Racine Journal Times
It’s not yet a done deal, but the City of Milwaukee took a major step forward toward hosting the 2024 Republican National Convention recently when it gained the endorsement of the GOP site selection panel.
RNC Senior Advisor Richard Walters said the selection committee’s vote was “a testament to the forthright and professional behavior embraced by Milwaukee’s city leaders throughout the process.”
That came in part because the pursuit of the convention was a bipartisan one with both Republicans and Democrats laying out the welcome mat for the event. That was reflected again in the round of applause it got from local officials immediately after the vote was announced.
“Today’s news is great for our region, especially as workers and businesses continue to recover from the devastating economic impacts of the pandemic. We are ready to show the world what Milwaukee has to offer,” said Milwaukee County Executive David Crowley.
His comments were echoed by Milwaukee Mayor Cavalier Johnson who said, “I want Milwaukee to hold a prominent position as a convention city. This is about future conventions and future business, trade shows, major membership organizations, sports and entertainment activities happening right here in the city of Milwaukee.”
It’s a second chance for the city which had planned to host the 2020 Democratic National Convention until it was upended by the coronavirus that left it as a “virtual” convention. Still, that experience allowed city and state leaders to push the city as a “turnkey” site for the GOP convention since it had just gone through the massive planning needed to host such an event.

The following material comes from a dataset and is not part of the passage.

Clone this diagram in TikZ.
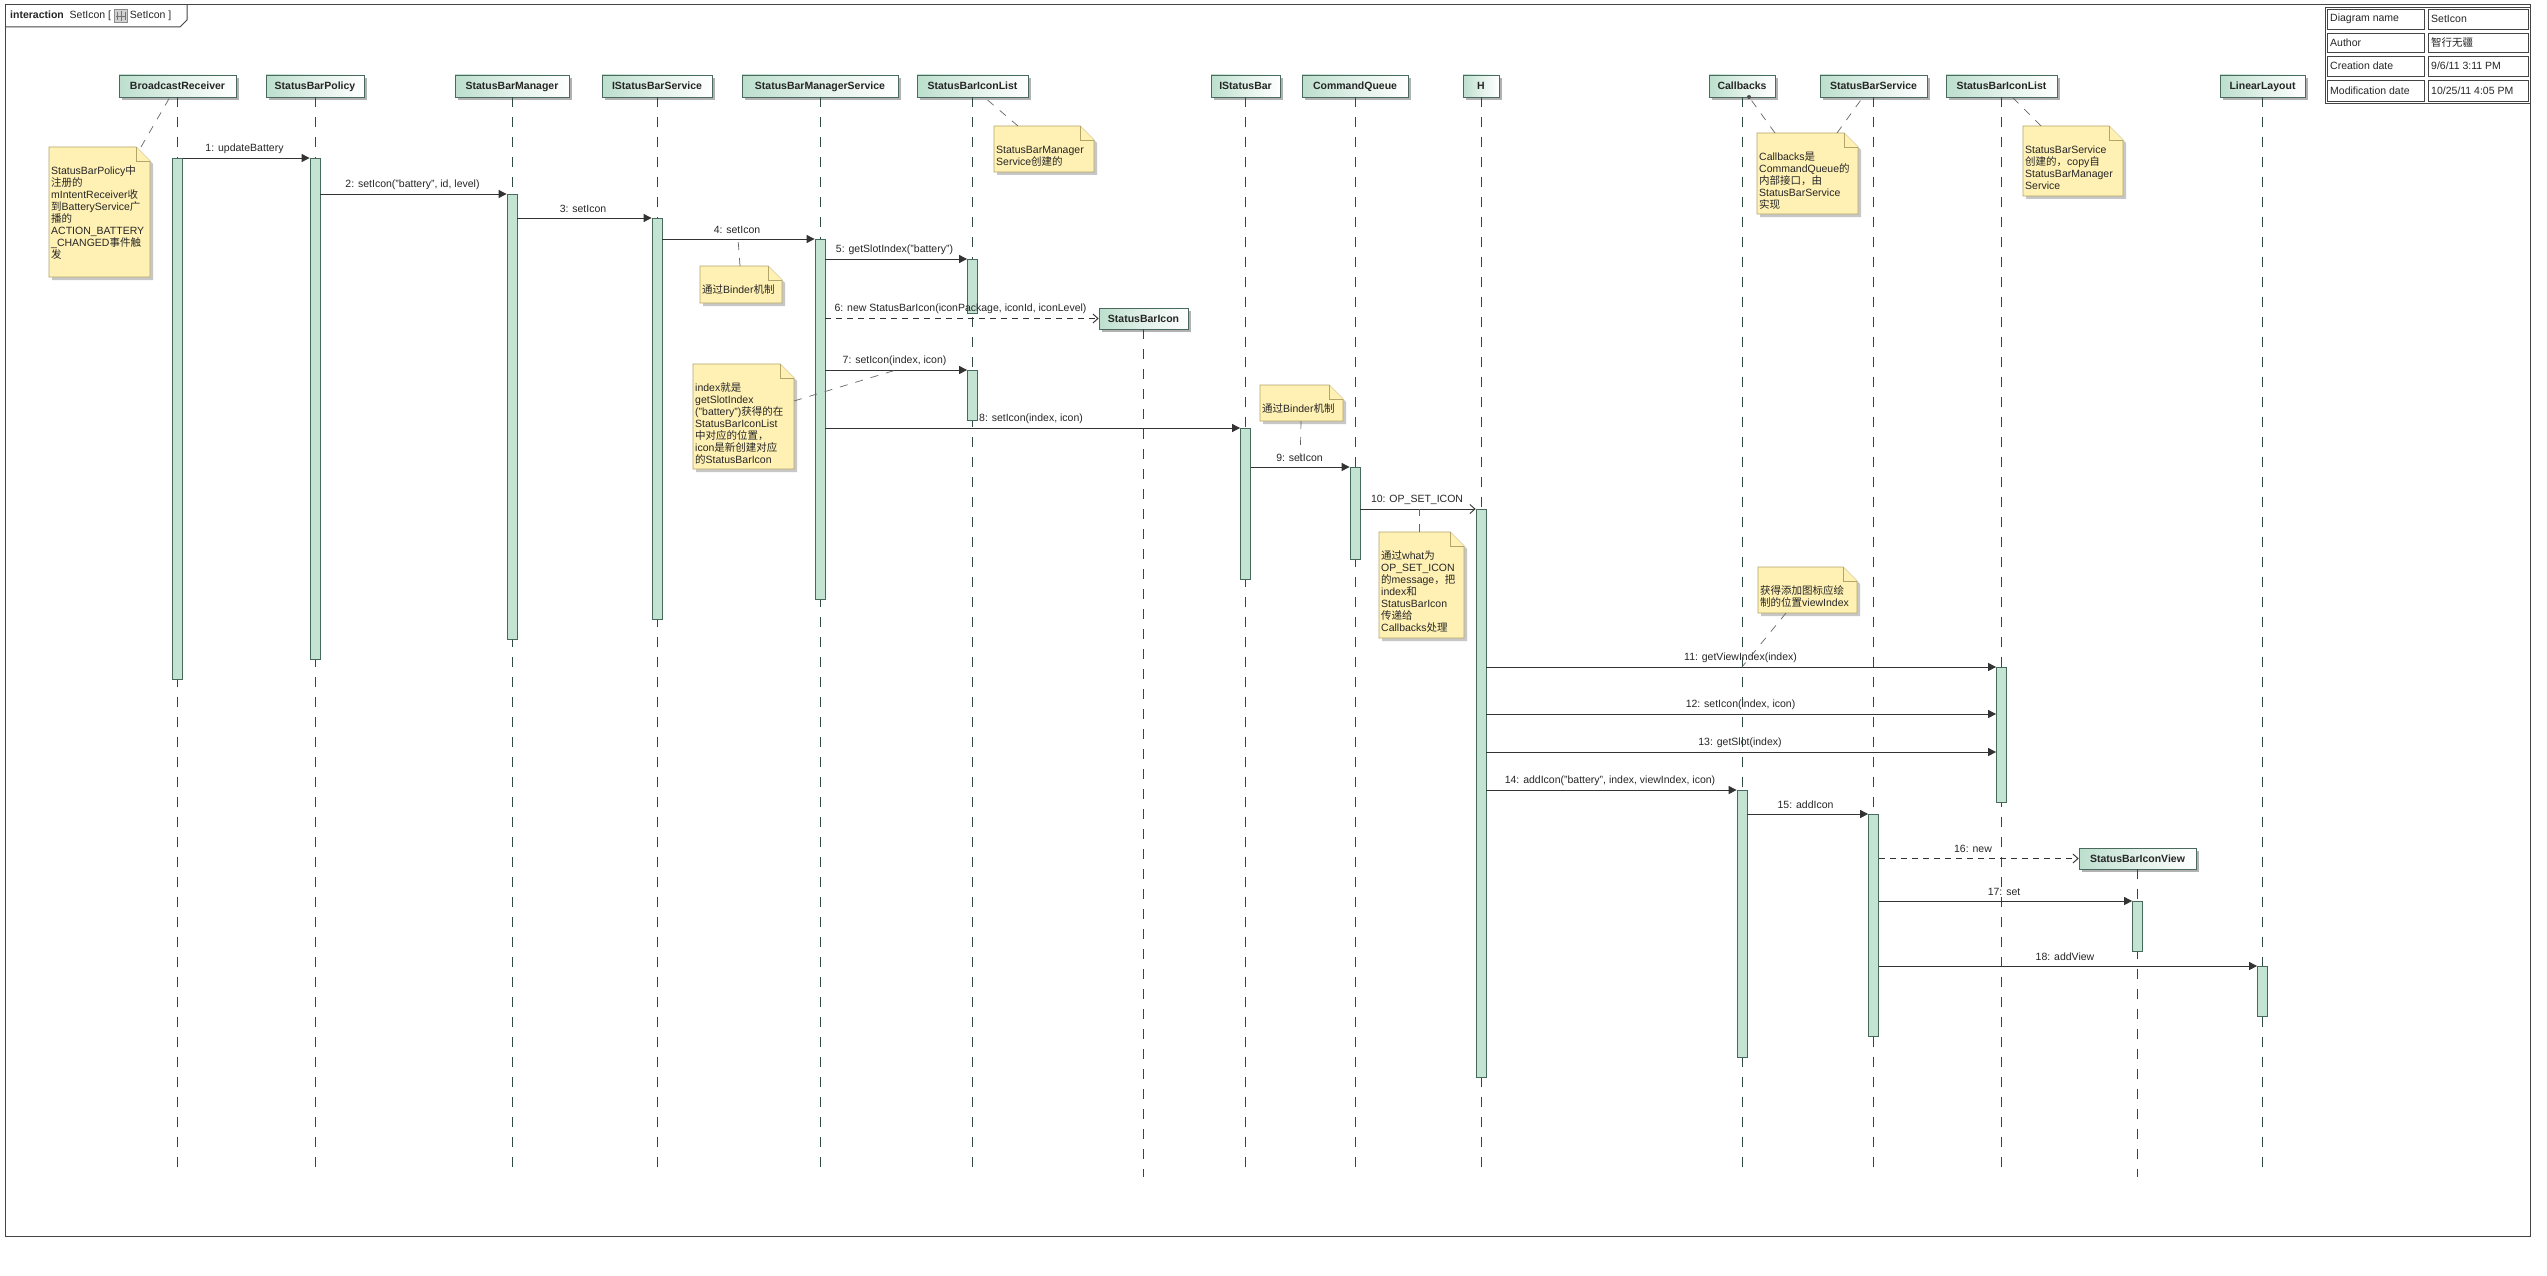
\documentclass[tikz,border=0pt]{standalone}
\usepackage{fontspec}
\setmainfont{Liberation Sans}
\newfontfamily\cjkfont{Noto Sans CJK SC}
\newcommand\zh[1]{{\cjkfont #1}}
\usetikzlibrary{arrows.meta,shadows,calc}
\definecolor{frameC}{HTML}{444444}
\definecolor{lineC}{HTML}{2F4A44}
\definecolor{actF}{HTML}{C3E3D3}
\definecolor{actB}{HTML}{46695C}
\definecolor{hdrL}{HTML}{BCDFCD}
\definecolor{hdrB}{HTML}{4A6A60}
\definecolor{noteF}{HTML}{FFF1B4}
\definecolor{noteB}{HTML}{B3A56A}
\definecolor{msgC}{HTML}{333333}
\definecolor{linkC}{HTML}{666666}
\tikzset{
 hdr/.style={draw=hdrB, line width=0.8pt, left color=hdrL, right color=white, middle color=hdrL!45, minimum height=22pt, inner sep=0pt,
   text height=7.6pt, text depth=0pt,
   font=\fontsize{10.5}{12}\selectfont\bfseries, text=black!85,
   drop shadow={shadow xshift=3pt, shadow yshift=-3pt, fill=black!30, opacity=1}},
 lifeln/.style={draw=lineC, line width=0.7pt, dash pattern=on 10pt off 10pt},
 actbar/.style={draw=actB, fill=actF, line width=0.8pt, minimum width=10pt, inner sep=0pt, anchor=north},
 msg/.style={draw=msgC, line width=0.9pt, -{Triangle[length=8pt,width=8pt]}},
 amsg/.style={draw=msgC, line width=0.9pt, -{Straight Barb[length=5pt,width=9pt]}},
 cmsg/.style={draw=msgC, line width=0.9pt, dash pattern=on 6pt off 5pt, -{Straight Barb[length=5pt,width=9pt]}},
 lbl/.style={font=\fontsize{10.5}{12}\selectfont, inner sep=0pt, text=black!85},
 notelink/.style={draw=linkC, line width=0.7pt, dash pattern=on 8pt off 8pt},
 notebody/.style={draw=noteB, fill=noteF, line width=0.8pt},
 noteshadow/.style={fill=black!22},
 notetxt/.style={font=\fontsize{10.5}{12}\selectfont, inner sep=0pt, anchor=base west, text=black!85},
 celltxt/.style={font=\fontsize{10.5}{12}\selectfont, inner sep=0pt, anchor=west, text=black!85},
}
% name, x1, y1, x2, y2, text
\newcommand\umlnote[6]{%
 \fill[noteshadow] (#2+3,#3+3) -- (#4-14+3,#3+3) -- (#4+3,#3+14+3) -- (#4+3,#5+3) -- (#2+3,#5+3) -- cycle;
 \draw[notebody] (#2,#3) -- (#4-14,#3) -- (#4,#3+14) -- (#4,#5) -- (#2,#5) -- cycle;
 \draw[notebody] (#4-14,#3) -- (#4-14,#3+14) -- (#4,#3+14);
 \node[notetxt] (#1) at (#2+2,#3+27.5) {\parbox[t]{120pt}{\raggedright #6}};
}
\begin{document}
\begin{tikzpicture}[x=1pt,y=-1pt]
\useasboundingbox (0,0) rectangle (2547,1276);
\fill[white] (0,0) rectangle (2547,1276);

% frame
\draw[frameC, line width=1pt] (5,5) rectangle (2530,1236);
\draw[frameC, line width=1pt] (5,27) -- (180,27) -- (187,20) -- (187,5);
\node[lbl, anchor=west] (ttl) at (10,16) {\textbf{interaction}\ \ SetIcon [};
\node[draw=black!45, fill=black!18, minimum width=13pt, minimum height=13pt, inner sep=0pt, anchor=west] (ticon) at ($(ttl.east)+(3,0)$) {};
\draw[black!55, line width=0.6pt] ($(ticon.center)+(-4,-4)$) -- ++(0,8) ($(ticon.center)+(0,-5)$) -- ++(0,10) ($(ticon.center)+(4,-4)$) -- ++(0,8) ($(ticon.center)+(-5,0)$) -- ++(10,0);
\node[lbl, anchor=west] (ttl2) at ($(ticon.east)+(2,0)$) {SetIcon ]};

% info table
\draw[frameC, line width=0.8pt] (2325,7) rectangle (2530,103);
\foreach \ya/\yb in {7/31, 31/54, 54/78, 78/103}{
  \draw[frameC, line width=0.7pt] (2327,\ya+2) rectangle (2424,\yb-2);
  \draw[frameC, line width=0.7pt] (2428,\ya+2) rectangle (2528,\yb-2);
}
\node[celltxt] (c11) at (2330,19) {Diagram name};
\node[celltxt] (c12) at (2431,19) {SetIcon};
\node[celltxt] (c21) at (2330,42.5) {Author};
\node[celltxt] (c22) at (2431,42.5) {\zh{智行无疆}};
\node[celltxt] (c31) at (2330,66) {Creation date};
\node[celltxt] (c32) at (2431,66) {9/6/11 3:11 PM};
\node[celltxt] (c41) at (2330,90.5) {Modification date};
\node[celltxt] (c42) at (2431,90.5) {10/25/11 4:05 PM};

% lifeline heads
\node[hdr, minimum width=117pt] (br) at (177.5,86) {BroadcastReceiver};
\node[hdr, minimum width=98pt] (sbp) at (315,86) {StatusBarPolicy};
\node[hdr, minimum width=114pt] (sbm) at (512,86) {StatusBarManager};
\node[hdr, minimum width=110pt] (isbs) at (657,86) {IStatusBarService};
\node[hdr, minimum width=156pt] (sbms) at (820,86) {StatusBarManagerService};
\node[hdr, minimum width=111pt] (sbil) at (972.5,86) {StatusBarIconList};
\node[hdr, minimum width=69pt] (isb) at (1245.5,86) {IStatusBar};
\node[hdr, minimum width=106pt] (cq) at (1355,86) {CommandQueue};
\node[hdr, minimum width=36pt] (hh) at (1481,86) {H};
\node[hdr, minimum width=66pt] (cb) at (1742,86) {Callbacks};
\node[hdr, minimum width=107pt] (sbs) at (1873.5,86) {StatusBarService};
\node[hdr, minimum width=111pt] (sbil2) at (2001.5,86) {StatusBarIconList};
\node[hdr, minimum width=85pt] (ll) at (2262.5,86) {LinearLayout};
\node[hdr, minimum width=89pt, minimum height=21pt] (sbi) at (1143.5,318.5) {StatusBarIcon};
\node[hdr, minimum width=117pt, minimum height=21pt] (sbiv) at (2137.5,858.5) {StatusBarIconView};

% lifelines
\coordinate (bot) at (0,1168);
\coordinate (bot2) at (0,1177);
\foreach \n in {br,sbp,sbm,isbs,sbms,sbil,isb,cq,hh,cb,sbs,sbil2,ll}{
  \draw[lifeln] (\n.south) -- (\n.south |- bot);
}
\draw[lifeln] (sbi.south) -- (sbi.south |- bot2);
\draw[lifeln] (sbiv.south) -- (sbiv.south |- bot2);

% activations
\node[actbar, minimum height=521pt] (aBR) at (177.5,158) {};
\node[actbar, minimum height=501pt] (aSBP) at (315,158) {};
\node[actbar, minimum height=445pt] (aSBM) at (512,194) {};
\node[actbar, minimum height=401pt] (aISBS) at (657,218) {};
\node[actbar, minimum height=360pt] (aSBMS) at (820,239) {};
\node[actbar, minimum height=54pt] (aSBIL1) at (972.5,259) {};
\node[actbar, minimum height=50pt] (aSBIL2) at (972.5,370) {};
\node[actbar, minimum height=151pt] (aISB) at (1245.5,428) {};
\node[actbar, minimum height=92pt] (aCQ) at (1355,467) {};
\node[actbar, minimum height=568pt] (aH) at (1481,509) {};
\node[actbar, minimum height=135pt] (aSBIL3) at (2001.5,667) {};
\node[actbar, minimum height=267pt] (aCB) at (1742,790) {};
\node[actbar, minimum height=222pt] (aSBS) at (1873.5,814) {};
\node[actbar, minimum height=50pt] (aSBIV) at (2137.5,901) {};
\node[actbar, minimum height=50pt] (aLL) at (2262.5,966) {};

% messages
\draw[msg] (aBR.north east) -- (aSBP.north west);
\draw[msg] (aSBP.east |- aSBM.north) -- (aSBM.north west);
\draw[msg] (aSBM.east |- aISBS.north) -- (aISBS.north west);
\draw[msg] (aISBS.east |- aSBMS.north) -- (aSBMS.north west);
\draw[msg] (aSBMS.east |- aSBIL1.north) -- (aSBIL1.north west);
\draw[cmsg] (aSBMS.east |- sbi.west) -- (sbi.west);
\draw[msg] (aSBMS.east |- aSBIL2.north) -- (aSBIL2.north west);
\draw[msg] (aSBMS.east |- aISB.north) -- (aISB.north west);
\draw[msg] (aISB.east |- aCQ.north) -- (aCQ.north west);
\draw[amsg] (aCQ.east |- aH.north) -- (aH.north west);
\draw[msg] (aH.east |- aSBIL3.north) -- (aSBIL3.north west);
\coordinate (y12) at (0,714);
\coordinate (y13) at (0,752);
\draw[msg] (aH.east |- y12) -- (aSBIL3.west |- y12);
\draw[msg] (aH.east |- y13) -- (aSBIL3.west |- y13);
\draw[msg] (aH.east |- aCB.north) -- (aCB.north west);
\draw[msg] (aCB.east |- aSBS.north) -- (aSBS.north west);
\draw[cmsg] (aSBS.east |- sbiv.west) -- (sbiv.west);
\draw[msg] (aSBS.east |- aSBIV.north) -- (aSBIV.north west);
\draw[msg] (aSBS.east |- aLL.north) -- (aLL.north west);

% message labels
\node[lbl] (l1) at (244.5,149) {1: updateBattery};
\node[lbl] (l2) at (412.5,185) {2: setIcon("battery", id, level)};
\node[lbl] (l3) at (583,209) {3: setIcon};
\node[lbl] (l4) at (737,230) {4: setIcon};
\node[lbl] (l5) at (894.5,250) {5: getSlotIndex("battery")};
\node[lbl] (l6) at (960.5,309) {6: new StatusBarIcon(iconPackage, iconId, iconLevel)};
\node[lbl] (l7) at (894.5,361) {7: setIcon(index, icon)};
\node[lbl] (l8) at (1031,419) {8: setIcon(index, icon)};
\node[lbl] (l9) at (1299.5,458) {9: setIcon};
\node[lbl] (l10) at (1417,500) {10: OP\_SET\_ICON};
\node[lbl] (l11) at (1740.5,658) {11: getViewIndex(index)};
\node[lbl] (l12) at (1740.5,705) {12: setIcon(index, icon)};
\node[lbl] (l13) at (1740,743) {13: getSlot(index)};
\node[lbl] (l14) at (1610,781) {14: addIcon("battery", index, viewIndex, icon)};
\node[lbl] (l15) at (1805.5,805) {15: addIcon};
\node[lbl] (l16) at (1973,849) {16: new};
\node[lbl] (l17) at (2004,892) {17: set};
\node[lbl] (l18) at (2065,957) {18: addView};

% notes
\umlnote{n1}{49}{147}{150}{277}{StatusBarPolicy\zh{中}\\\zh{注册的}\\mIntentReceiver\zh{收}\\\zh{到}BatteryService\zh{广}\\\zh{播的}\\ACTION\_BATTERY\\\_CHANGED\zh{事件触}\\\zh{发}}
\umlnote{n2}{700}{266}{782}{303}{\zh{通过}Binder\zh{机制}}
\umlnote{n3}{994}{126}{1094}{172}{StatusBarManager\\Service\zh{创建的}}
\umlnote{n4}{693}{364}{794}{469}{index\zh{就是}\\getSlotIndex\\("battery")\zh{获得的在}\\StatusBarIconList\\\zh{中对应的位置，}\\icon\zh{是新创建对应}\\\zh{的}StatusBarIcon}
\umlnote{n5}{1260}{385}{1343}{421}{\zh{通过}Binder\zh{机制}}
\umlnote{n6}{1379}{532}{1464}{638}{\zh{通过}what\zh{为}\\OP\_SET\_ICON\\\zh{的}message\zh{，把}\\index\zh{和}\\StatusBarIcon\\\zh{传递给}\\Callbacks\zh{处理}}
\umlnote{n7}{1758}{567}{1857}{613}{\zh{获得添加图标应绘}\\\zh{制的位置}viewIndex}
\umlnote{n8}{1757}{133}{1858}{214}{Callbacks\zh{是}\\CommandQueue\zh{的}\\\zh{内部接口，由}\\StatusBarService\\\zh{实现}}
\umlnote{n9}{2023}{126}{2123}{196}{StatusBarService\\\zh{创建的，}copy\zh{自}\\StatusBarManager\\Service}

% note links
\coordinate (k1) at (141,147);   \coordinate (t1) at (170,97);
\coordinate (k2) at (740,266);   \coordinate (t2) at (738,239);
\coordinate (k3) at (1018,126);  \coordinate (t3) at (984,97);
\coordinate (k4) at (794,401);   \coordinate (t4) at (896,370);
\coordinate (k5) at (1301,421);  \coordinate (t5) at (1300,467);
\coordinate (k6) at (1419,532);  \coordinate (t6) at (1419,509);
\coordinate (k7) at (1786,613);  \coordinate (t7) at (1742,667);
\coordinate (k8) at (1775,133);  \coordinate (t8) at (1749,97);
\coordinate (k9) at (1837,133);  \coordinate (t9) at (1863,97);
\coordinate (k10) at (2041,126); \coordinate (t10) at (2012,97);
\foreach \i in {1,...,10}{ \draw[notelink] (k\i) -- (t\i); }
\fill[black!70] (t8) circle (2pt);
\end{tikzpicture}
\end{document}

It didn’t hurt, either, that Nashville, the other top contender for the GOP nod, balked down the stretch when there was local opposition to hosting and backers withdrew a proposed agreement about how to host the event. Still a final decision has not been made, but that is expected to come from the full Republican National Committee when it meets this month.
Make no mistake, the economic impact is likely to be immense and long-lasting. The Republican host committee plans on raising $65 million for the event and it is projected to bring 50,000 convention attendees and visitors to the area in July and August. The economic impact on southeastern Wisconsin has been estimated at $200 million.
Beyond that, it will also give the city a chance to prove its bona fides as a convention host and showcase the Fiserv Forum and the Wisconsin Center, which is currently undergoing an expansion, and which are expected to be main venues for the gathering.
Yes, there will be concerns about security and—as most political conventions do—there will likely be some protests. We hope proper safeguards are in place. And, yes, there are political naysayers, in this political battleground state, who would rather not see Republicans gathering here and, perhaps, boosting their chances in the fall elections.
But it’s also a chance to showcase all the charms of Wisconsin and Milwaukee as a sparkling gem on the Great Lakes, to demonstrate our generous hospitality and put out a welcome mat for all visitors for years to come. That will endure long after the convention has come and gone.